In the past few years, the great meat divide has widened a bit. Dennis and I have actually have multiple arguments about meat. Sounds crazy, I know, but it’s true. I just hate it and he just loves it, and it makes him so sad that I don’t enjoy a juicy, looks-like-it’s-still living, steak. This is a guy who asked for a digital meat thermometer for Christmas and who recently had to leave Bed, Bath and Beyond without the cast iron grill pan he desperately wanted because he had given up buying unnecessary things for Lent. So when I say he loves meat, I mean he LOVES meat.

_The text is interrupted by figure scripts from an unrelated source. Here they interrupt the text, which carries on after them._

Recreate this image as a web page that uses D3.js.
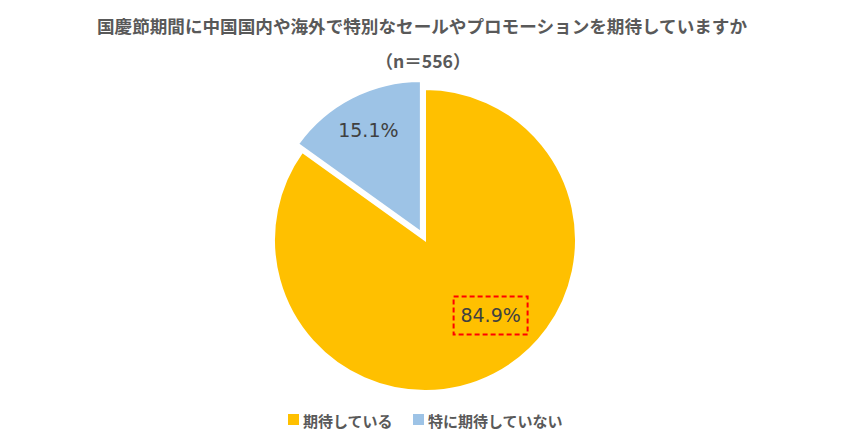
<!DOCTYPE html>
<html><head><meta charset="utf-8">
<script src="https://cdn.jsdelivr.net/npm/d3@7"></script>
<style>body{margin:0;background:#fff}svg{display:block}</style>
</head><body>
<svg id="c" width="847" height="443"></svg>
<script>
const titleLines = ["国慶節期間に中国国内や海外で特別なセールやプロモーションを期待していますか", "（n＝556）"];
const categories = ["期待している", "特に期待していない"];
const values = [84.9, 15.1];
const colors = ["#FFC000", "#9DC3E6"];

const svg = d3.select("#c");
const W = 847, H = 443;
const cx = 425, cy = 240, R = 151;
const fontJP = "'Noto Sans CJK JP','Noto Sans',sans-serif";

svg.append("g").selectAll("text").data(titleLines).join("text")
  .attr("x", (d,i)=> i===0 ? 422 : 423).attr("y", (d,i)=> i===0 ? 33 : 68)
  .attr("text-anchor","middle")
  .attr("font-family", fontJP).attr("font-weight","bold")
  .attr("font-size", 17.6)
  .attr("fill","#595959").text(d=>d);

const pie = d3.pie().sort(null).value(d=>d.v).startAngle(0).endAngle(2*Math.PI);
const data = pie(categories.map((c,i)=>({c, v: values[i], col: colors[i]})));
const arc = d3.arc().innerRadius(0).outerRadius(R);
const explode = [0, 9];

const g = svg.append("g").attr("transform", `translate(${cx},${cy})`);
const slices = g.selectAll("g.s").data(data).join("g").attr("class","s")
  .attr("transform", (d,i)=>{
    const a = (d.startAngle + d.endAngle)/2;
    return `translate(${Math.sin(a)*explode[i]},${-Math.cos(a)*explode[i]})`;
  });
slices.append("path").attr("d", arc).attr("fill", d=>d.data.col)
  .attr("stroke","#fff").attr("stroke-width",2);

// labels: polar placement (angle in radians from top, radius)
const labelPos = [{a: 139*Math.PI/180, r: 100}, {a: null, r: 115}];
slices.each(function(d,i){
  const a = labelPos[i].a === null ? (d.startAngle+d.endAngle)/2 : labelPos[i].a;
  const x = Math.sin(a)*labelPos[i].r, y = -Math.cos(a)*labelPos[i].r;
  const sel = d3.select(this);
  sel.append("text").attr("x", x).attr("y", y)
    .attr("text-anchor","middle").attr("dominant-baseline","central")
    .attr("font-family","'DejaVu Sans',sans-serif").attr("font-size",19)
    .attr("fill","#404040").text(d.data.v.toFixed(1)+"%");
  if(i===0){
    sel.insert("rect","text").attr("x", x-37).attr("y", y-19).attr("width",74).attr("height",38)
      .attr("fill","none").attr("stroke","#FF0000").attr("stroke-width",2).attr("stroke-dasharray","5,3");
  }
});

// legend
const legendX = [288, 413];
const lg = svg.append("g").selectAll("g").data(categories).join("g")
  .attr("transform",(d,i)=>`translate(${legendX[i]},414)`);
lg.append("rect").attr("width",11).attr("height",11).attr("fill",(d,i)=>colors[i]);
lg.append("text").attr("x",15).attr("y",6).attr("dominant-baseline","central")
  .attr("font-family",fontJP).attr("font-weight","bold").attr("font-size",15)
  .attr("fill","#595959").text(d=>d);
</script>
</body></html>
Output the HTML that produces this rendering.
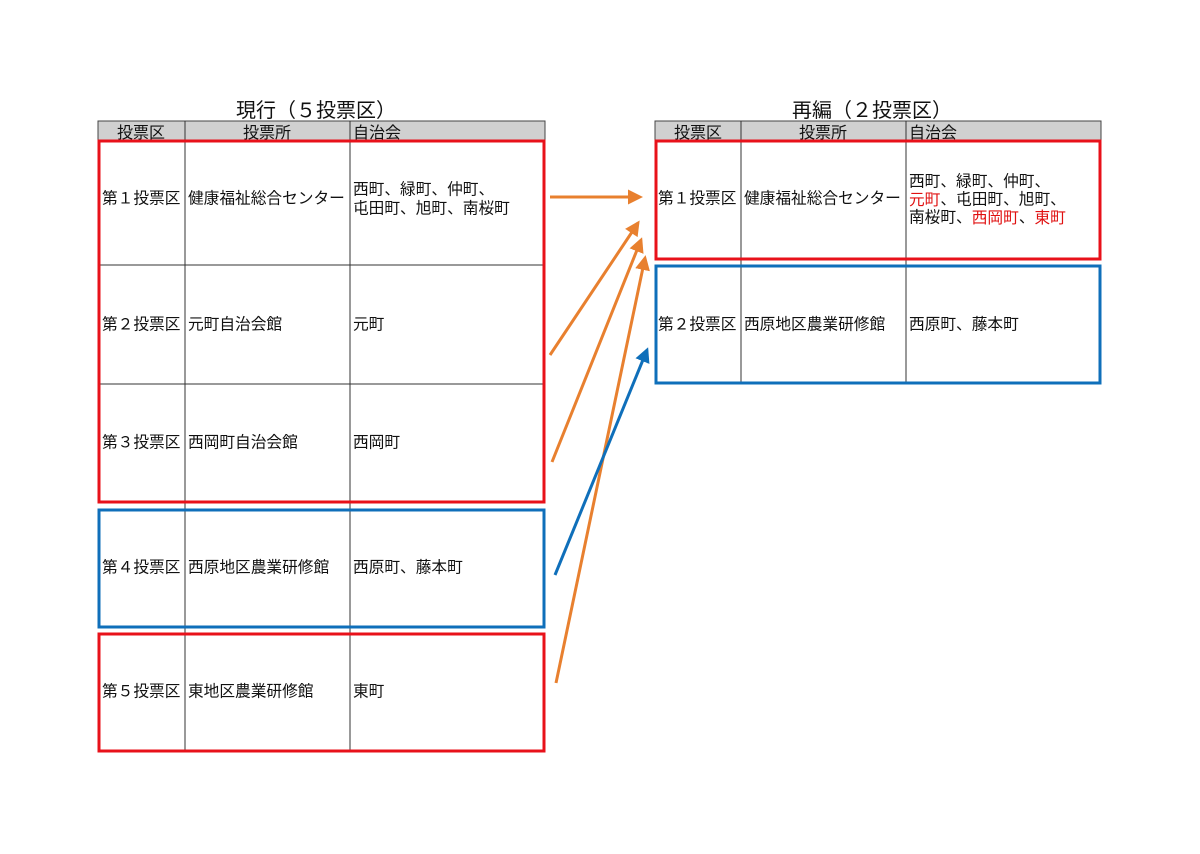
<!DOCTYPE html>
<html><head><meta charset="utf-8"><style>
html,body{margin:0;padding:0;background:#fff;}
svg text{font-family:"Liberation Sans","Noto Sans CJK JP",sans-serif;fill:#111;}
</style></head><body>
<svg width="1200" height="849" viewBox="0 0 1200 849" xmlns="http://www.w3.org/2000/svg">
<defs>
<marker id="ao" markerWidth="5" markerHeight="5" refX="4" refY="2.5" orient="auto" markerUnits="strokeWidth"><path d="M0,0 L5,2.5 L0,5 Z" fill="#e8802f"/></marker>
<marker id="ab" markerWidth="5" markerHeight="5" refX="4" refY="2.5" orient="auto" markerUnits="strokeWidth"><path d="M0,0 L5,2.5 L0,5 Z" fill="#0f6fba"/></marker>
</defs>
<g font-size="20" text-anchor="middle">
<text x="316" y="117">現行（５投票区）</text>
<text x="872" y="117">再編（２投票区）</text>
</g>
<rect x="98" y="121" width="447" height="19" fill="#d0d0d0" stroke="#444" stroke-width="1"/>
<g stroke="#333" stroke-width="1">
<line x1="185" y1="121" x2="185" y2="752"/><line x1="350" y1="121" x2="350" y2="752"/>
<line x1="98" y1="265" x2="545" y2="265"/><line x1="98" y1="384" x2="545" y2="384"/>
<line x1="741" y1="121" x2="741" y2="384"/><line x1="906" y1="121" x2="906" y2="384"/>
</g>
<rect x="655" y="121" width="446" height="19" fill="#d0d0d0" stroke="#444" stroke-width="1"/>
<line x1="741" y1="121" x2="741" y2="140" stroke="#333"/><line x1="906" y1="121" x2="906" y2="140" stroke="#333"/>
<line x1="185" y1="121" x2="185" y2="140" stroke="#333"/><line x1="350" y1="121" x2="350" y2="140" stroke="#333"/>
<g font-size="16">
<text x="141" y="138" text-anchor="middle">投票区</text>
<text x="267" y="138" text-anchor="middle">投票所</text>
<text x="353" y="138">自治会</text>
<text x="698" y="138" text-anchor="middle">投票区</text>
<text x="823" y="138" text-anchor="middle">投票所</text>
<text x="909" y="138">自治会</text>
</g>
<g font-size="15.7" dominant-baseline="central">
<text x="102" y="199">第１投票区</text><text x="188" y="199">健康福祉総合センター</text>
<text x="353" y="190">西町、緑町、仲町、</text><text x="353" y="209">屯田町、旭町、南桜町</text>
<text x="102" y="325">第２投票区</text><text x="188" y="325">元町自治会館</text><text x="353" y="325">元町</text>
<text x="102" y="443">第３投票区</text><text x="188" y="443">西岡町自治会館</text><text x="353" y="443">西岡町</text>
<text x="102" y="568">第４投票区</text><text x="188" y="568">西原地区農業研修館</text><text x="353" y="568">西原町、藤本町</text>
<text x="102" y="692">第５投票区</text><text x="188" y="692">東地区農業研修館</text><text x="353" y="692">東町</text>
<text x="658" y="199">第１投票区</text><text x="744" y="199">健康福祉総合センター</text>
<text x="909" y="182">西町、緑町、仲町、</text>
<text x="909" y="200"><tspan fill="#e01010">元町</tspan>、屯田町、旭町、</text>
<text x="909" y="218">南桜町、<tspan fill="#e01010">西岡町</tspan>、<tspan fill="#e01010">東町</tspan></text>
<text x="658" y="325">第２投票区</text><text x="744" y="325">西原地区農業研修館</text><text x="909" y="325">西原町、藤本町</text>
</g>
<g fill="none" stroke-width="3">
<rect x="99" y="141" width="445" height="361" stroke="#e8111a"/>
<rect x="99" y="510" width="445" height="117" stroke="#0f6fba"/>
<rect x="99" y="634" width="445" height="117" stroke="#e8111a"/>
<rect x="656" y="141" width="444" height="118" stroke="#e8111a"/>
<rect x="656" y="266" width="444" height="117" stroke="#0f6fba"/>
</g>
<g stroke="#e8802f" stroke-width="3" fill="none">
<line x1="550" y1="197" x2="640" y2="197" marker-end="url(#ao)"/>
<line x1="550" y1="355" x2="638" y2="223" marker-end="url(#ao)"/>
<line x1="552" y1="462" x2="641" y2="240" marker-end="url(#ao)"/>
<line x1="556" y1="683" x2="645" y2="258" marker-end="url(#ao)"/>
</g>
<line x1="555" y1="575" x2="647" y2="350" stroke="#0f6fba" stroke-width="3" marker-end="url(#ab)"/>
</svg>
</body></html>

And I make meat — many nights, although if anyone is waiting for me to clean a turkey, they’re never going to get their Thanksgiving dinner. I can only handle certain kinds of meat, and even then I usually end the cooking process by saying, “One more reason to be a vegetarian.” I’m constantly threatening to go back to my old ways and take all of them with me.
When Dennis isn’t going to be around for dinner, I see it as an opportunity to make a simple meal of pasta and peas, or, if the kids are out with him, just a big bowl of popcorn. Conversely, if I’m going to be out, Dennis begins planning a week in advance, weighing the pros and cons of which kind of meat he will make, how he will cook it, what he will serve with it. Even though he can have meat any night of the week I guess having me sitting there cutting away sections that look icky or pushing it around my plate like a 2-year-old puts a damper on his fun.
As with all things in marriage, we have learned to make compromises when it comes to our food diversions. I can deal with chicken and some pork. And Dennis loves most of the meatless meals I make, and I make a lot of them. In fact, tonight, for Valentine’s Day, I will be making Soba Noodle Soup, which is teeming with buckwheat noodles, tofu, edamame (soy beans) and shiitake mushrooms, a dish that Dennis considers a treat. If that ain’t true love, I don’t know what is.
Happy Valentine’s Day, Sweetie.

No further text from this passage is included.